Michelle Moyer has a doctorate in plant pathology from Cornell.

Dr. Michelle Moyer

Dr. Michelle Moyer

Michelle Moyer’s original plan was to return home after college graduation and join the family nursery and landscape business in Wisconsin. But instead, she’s coming to Washington State to work in the grape industry.

Moyer starts February 1 as the viticultural extension specialist for Washington State University, filling a void left since 2009 when Mercy Olmstead moved to the University of Florida. Moyer, who graduated with doctorate degree in plant pathology last summer from Cornell University, said that it was her thesis project that changed her career path. “The viticulture project I worked on for my doctorate got me excited about grapes and I fell in love with the wine grape industry,” she said.

While at Cornell, she developed a powdery mildew risk assessment model to help eastern U.S. grape growers optimize disease control. “The climate in New York is so different than on the West Coast. The model wasn’t so much to help growers reduce sprays, but to help them minimize their risk from powdery mildew and have a better tool to help them make decisions.”

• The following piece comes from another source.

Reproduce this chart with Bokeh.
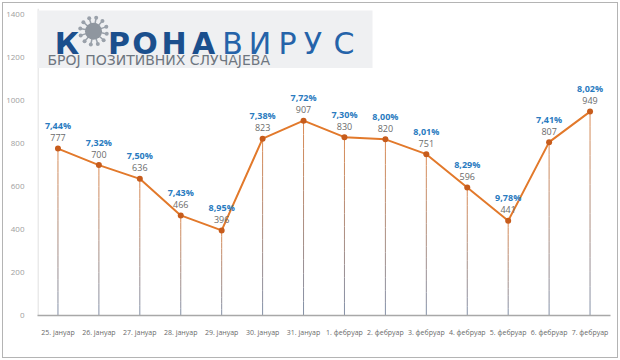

Moyer admits that she’s always liked wine and even worked at a winery as a graduate student. She grew up in agriculture and notes that the nursery industry is similar to viticulture—both are perennial crops, require pruning and disease and pest management, to name a few. She believes that her agricultural background provided her with practical experience and will be an asset in her new role.

She plans to tour the state’s grape growing regions in the first few months to meet growers and wine industry members and learn about major issues. “I have an East Coast perspective and I want to learn about West Coast issues,” Moyer said, adding that she will also be shifting her disease discipline to more general disciplines of plant physiology, viticulture, and vineyard management.